In a crisis, there’s always a huge temptation to take shortcuts. And sometimes they’re necessary. But it’s important to keep a careful eye on the tradeoffs involved. In this case, at 2:47 AM, nine and a half hours after the first alerts fired, the team was probably running on caffeine and fumes. That point, with everyone exhausted and the finish line in sight, is when mistakes are most likely to happen. These mistakes can cause problems worse than the original incident. So it’s important not to race ahead too quickly, and to keep an eye on the risks involved in each action you take.

Rate limit dangerous actions

When a server crashes repeatedly, Azure marks the machine as bad and migrates VMs to other machines.

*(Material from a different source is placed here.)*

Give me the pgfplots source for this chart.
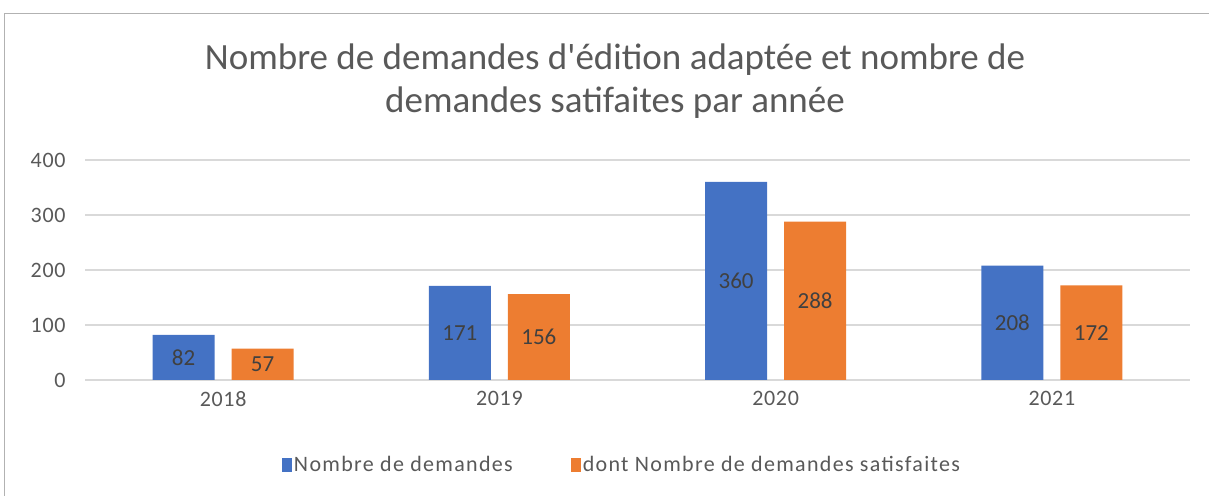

The Leap Day bug caused this to happen to every machine that tried to launch a new VM, causing healthy VMs to be migrated off of those machines and triggering a failure cascade. When a certain number of machines were marked bad, Azure entered an emergency mode and stopped attempting to migrate VMs. This is an excellent defensive measure; without it, the entire Azure platform might have gone down. Such a cascade effect was at the heart of the April AWS outage. Kudos to Microsoft for having a cap in place.

There’s a general design principle here: rate limit dangerous actions. Marking a machine bad is potentially dangerous, as it reduces the cluster’s capacity and is disruptive to VMs on that server. Some bad servers are to be expected in normal operation, but if many servers are being marked bad then something deeper may be wrong, and it’s best to do nothing and request manual intervention.

Another place this arises is data deletion. I have seen a major production service experience a bug that caused it to begin madly deleting database records. By the time someone noticed the problem, catastrophic damage had been done. The team was able to recover the data, but only through extreme effort and some luck. A cap, or at least an alert, on the rate of record deletion would have caught the problem much sooner.

Milk each crisis for every lesson you can

It’s obvious that the root cause of a crisis — in this case, the faulty code for generating expiration dates — should be fixed. The Microsoft postmortem goes well beyond this, listing a dozen measures they have identified to better detect bugs before they trigger in production, increase the system’s resilience, improve their ability to repair problems quickly, and improve communication with customers during a crisis.

Every crisis carries multiple lessons. Like Microsoft, you should attempt to learn as many as possible. The more you learn from each crisis, the fewer “educational” crises you’ll have to suffer through.